* PROVIDED DATA *
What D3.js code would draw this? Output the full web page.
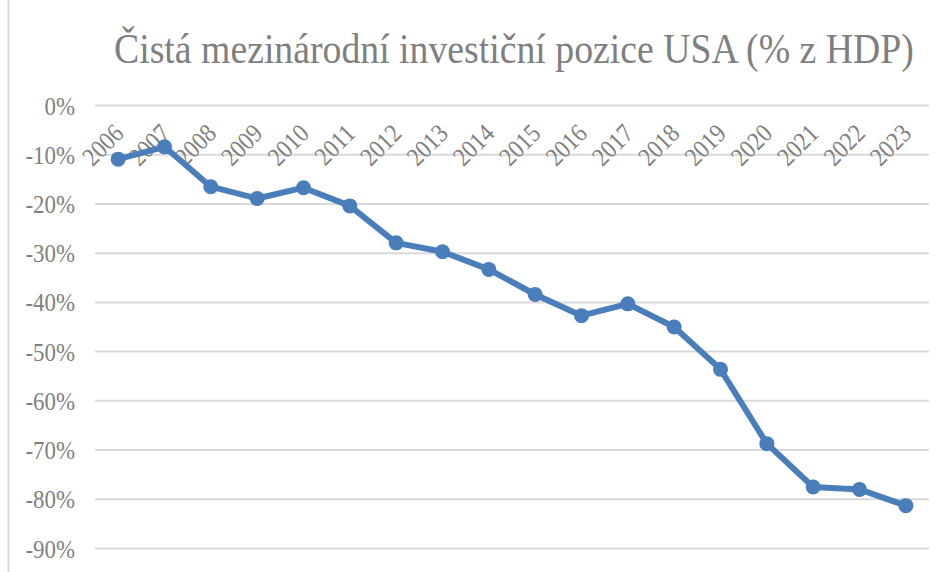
<!DOCTYPE html>
<html><head><meta charset="utf-8">
<script src="https://cdn.jsdelivr.net/npm/d3@7"></script>
<style>body{margin:0;background:#fff}svg{display:block}</style>
</head><body>
<svg id="c" width="946" height="572"></svg>
<script>
const title = "Čistá mezinárodní investiční pozice USA (% z HDP)";
const years = ["2006","2007","2008","2009","2010","2011","2012","2013","2014","2015","2016","2017","2018","2019","2020","2021","2022","2023"];
const values = [-11.0,-8.5,-16.6,-19.0,-16.8,-20.5,-28.0,-29.8,-33.4,-38.5,-42.8,-40.4,-45.1,-53.7,-68.8,-77.6,-78.1,-81.4];
const yTicks = [0,-10,-20,-30,-40,-50,-60,-70,-80,-90];

(function(){
const svg = d3.select("#c");
const font = "'Liberation Serif','DejaVu Serif',serif";
const grey = "#7f7f7f";
const pL = 95, pR = 929, pT = 105, pB = 548;
const sx = 0.88;

svg.append("line").attr("x1",8.5).attr("x2",8.5).attr("y1",0).attr("y2",572)
  .attr("stroke","#d9d9d9").attr("stroke-width",2);

const x = d3.scaleBand().domain(years).range([pL,pR]);
const y = d3.scaleLinear().domain([0,-90]).range([pT,pB]);

const t = svg.append("text").attr("x",0).attr("y",0).attr("fill",grey)
  .attr("font-family",font).attr("font-size",42).text(title);
const w = t.node().getComputedTextLength();
t.attr("transform",`translate(114,63) scale(${Math.min(1,800/w)},1)`);

const gy = svg.append("g").attr("transform",`translate(${pL},0)`)
  .call(d3.axisLeft(y).tickValues(yTicks).tickSize(-(pR-pL)).tickFormat(d=>d+"%"));
gy.select(".domain").remove();
gy.selectAll(".tick line").attr("stroke","#d9d9d9").attr("stroke-width",2);
gy.selectAll(".tick text").attr("x",null).attr("dy","0.35em")
  .attr("transform",`translate(-20,0) scale(${sx},1)`).attr("fill",grey)
  .attr("font-family",font).attr("font-size",26);

const gx = svg.append("g").attr("transform",`translate(0,${pT})`)
  .call(d3.axisBottom(x).tickSize(0));
gx.select(".domain").remove();
gx.selectAll(".tick text").attr("fill",grey).attr("font-family",font).attr("font-size",26)
  .attr("text-anchor","end").attr("dy",null).attr("y",0)
  .attr("transform",`translate(7,30) rotate(-45) scale(${sx},1)`);

const line = d3.line().x((d,i)=>x(years[i])+x.bandwidth()/2).y(d=>y(d));
svg.append("path").datum(values).attr("d",line).attr("fill","none")
  .attr("stroke","#4a7ebb").attr("stroke-width",6).attr("stroke-linejoin","round");
svg.selectAll("circle.pt").data(values).join("circle").attr("class","pt")
  .attr("cx",(d,i)=>x(years[i])+x.bandwidth()/2).attr("cy",d=>y(d)).attr("r",7.5)
  .attr("fill","#4a7ebb");
})();
</script>
</body></html>
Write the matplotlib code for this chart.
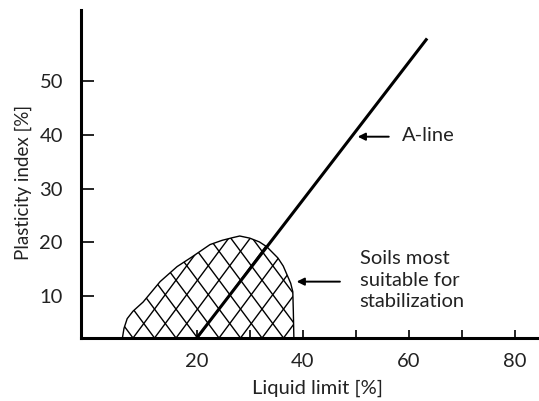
import matplotlib
matplotlib.use("Agg")
import matplotlib.pyplot as plt
import numpy as np
from matplotlib.patches import Polygon

plt.rcParams['font.family'] = ['Lato', 'DejaVu Sans']

# A-line (schematic, as drawn)
a_line_ll = [20.0, 63.4]
a_line_pi = [2.2, 58.0]

# Boundary of the zone of soils most suitable for stabilization
zone_ll = [6.0, 6.3, 6.9, 8.0, 9.9, 13.1, 16.3, 19.1, 22.5, 24.8, 26.8, 28.1, 30.0, 31.8,
           33.2, 35.3, 36.3, 37.0, 37.7, 38.1, 38.2, 38.3]
zone_pi = [2.2, 4.0, 5.8, 7.2, 8.9, 12.7, 15.5, 17.3, 19.6, 20.4, 20.9, 21.2, 20.8, 20.1,
           19.2, 17.1, 15.6, 14.0, 12.4, 10.8, 7.1, 2.2]

x_ticks = [20, 30, 40, 50, 60, 70, 80]
x_tick_labels = ["20", "", "40", "", "60", "", "80"]
y_ticks = [10, 20, 30, 40, 50]
y_tick_labels = ["10", "20", "30", "40", "50"]

FS = 14.5
TXT = '#222222'

W, H = 539, 401
fig = plt.figure(figsize=(W / 100, H / 100), dpi=100)
ax = fig.add_axes([81 / W, (H - 338) / H, (537 - 81) / W, (338 - 10) / H])
ax.set_xlim(-1.8, 84.1)
ax.set_ylim(2.2, 63.3)

for s in ['top', 'right']:
    ax.spines[s].set_visible(False)
for s in ['left', 'bottom']:
    ax.spines[s].set_linewidth(2.2)
    ax.spines[s].set_color('black')

ax.set_xticks(x_ticks)
ax.set_xticklabels(x_tick_labels)
ax.set_yticks(y_ticks)
ax.set_yticklabels(y_tick_labels)
ax.tick_params(axis='x', direction='in', length=6, width=1.2, pad=11, labelsize=FS, colors='black', labelcolor=TXT)
ax.tick_params(axis='y', direction='in', length=9, width=1.2, pad=13, labelsize=FS, colors='black', labelcolor=TXT)

# Zone outline
poly = Polygon(list(zip(zone_ll, zone_pi)), closed=True, facecolor='none',
               edgecolor='black', linewidth=1.0, zorder=2, joinstyle='round')
ax.add_patch(poly)

# Cross-hatching (style): two families of parallel lines clipped to the zone
hatch_step = 4.05
hatch_slope = 1.33
hatch_start = 8.0 - 12 * hatch_step
base = 2.2
rise = 30.0
for k in range(30):
    c = hatch_start + k * hatch_step
    for sgn in (1, -1):
        ln, = ax.plot([c, c + sgn * rise / hatch_slope], [base, base + rise],
                      color='black', linewidth=1.0, zorder=2)
        ln.set_clip_path(poly)

# A-line
ax.plot(a_line_ll, a_line_pi, color='black', linewidth=2.2, zorder=3, solid_capstyle='butt')

# Annotations
ax.annotate('', xy=(49.8, 39.7), xytext=(56.7, 39.7),
            arrowprops=dict(arrowstyle='-|>', color='black', lw=1.4, mutation_scale=11))
ax.text(58.6, 39.9, 'A-line', fontsize=FS, color=TXT, va='center', ha='left')

ax.annotate('', xy=(38.3, 12.7), xytext=(47.5, 12.7),
            arrowprops=dict(arrowstyle='-|>', color='black', lw=1.4, mutation_scale=11))
ax.text(50.7, 13.0, 'Soils most\nsuitable for\nstabilization', fontsize=FS, color=TXT,
        va='center', ha='left', linespacing=1.3)

ax.set_xlabel('Liquid limit [%]', fontsize=FS, color=TXT)
ax.set_ylabel('Plasticity index [%]', fontsize=13.5, color=TXT)
ax.xaxis.set_label_coords(0.518, -0.128)
ax.yaxis.set_label_coords(-0.107, 0.473)

fig.savefig('out.png', dpi=100)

* PROBLEM DESCRIPTION *
Give again, exactly as written above, every line from the one holding "Write the matplotlib code for this chart." to the one holding "ax.add_patch(poly)", with both ends kept and the pictures left out.

* RESPONSE *
Write the matplotlib code for this chart.
import matplotlib
matplotlib.use("Agg")
import matplotlib.pyplot as plt
import numpy as np
from matplotlib.patches import Polygon

plt.rcParams['font.family'] = ['Lato', 'DejaVu Sans']

# A-line (schematic, as drawn)
a_line_ll = [20.0, 63.4]
a_line_pi = [2.2, 58.0]

# Boundary of the zone of soils most suitable for stabilization
zone_ll = [6.0, 6.3, 6.9, 8.0, 9.9, 13.1, 16.3, 19.1, 22.5, 24.8, 26.8, 28.1, 30.0, 31.8,
           33.2, 35.3, 36.3, 37.0, 37.7, 38.1, 38.2, 38.3]
zone_pi = [2.2, 4.0, 5.8, 7.2, 8.9, 12.7, 15.5, 17.3, 19.6, 20.4, 20.9, 21.2, 20.8, 20.1,
           19.2, 17.1, 15.6, 14.0, 12.4, 10.8, 7.1, 2.2]

x_ticks = [20, 30, 40, 50, 60, 70, 80]
x_tick_labels = ["20", "", "40", "", "60", "", "80"]
y_ticks = [10, 20, 30, 40, 50]
y_tick_labels = ["10", "20", "30", "40", "50"]

FS = 14.5
TXT = '#222222'

W, H = 539, 401
fig = plt.figure(figsize=(W / 100, H / 100), dpi=100)
ax = fig.add_axes([81 / W, (H - 338) / H, (537 - 81) / W, (338 - 10) / H])
ax.set_xlim(-1.8, 84.1)
ax.set_ylim(2.2, 63.3)

for s in ['top', 'right']:
    ax.spines[s].set_visible(False)
for s in ['left', 'bottom']:
    ax.spines[s].set_linewidth(2.2)
    ax.spines[s].set_color('black')

ax.set_xticks(x_ticks)
ax.set_xticklabels(x_tick_labels)
ax.set_yticks(y_ticks)
ax.set_yticklabels(y_tick_labels)
ax.tick_params(axis='x', direction='in', length=6, width=1.2, pad=11, labelsize=FS, colors='black', labelcolor=TXT)
ax.tick_params(axis='y', direction='in', length=9, width=1.2, pad=13, labelsize=FS, colors='black', labelcolor=TXT)

# Zone outline
poly = Polygon(list(zip(zone_ll, zone_pi)), closed=True, facecolor='none',
               edgecolor='black', linewidth=1.0, zorder=2, joinstyle='round')
ax.add_patch(poly)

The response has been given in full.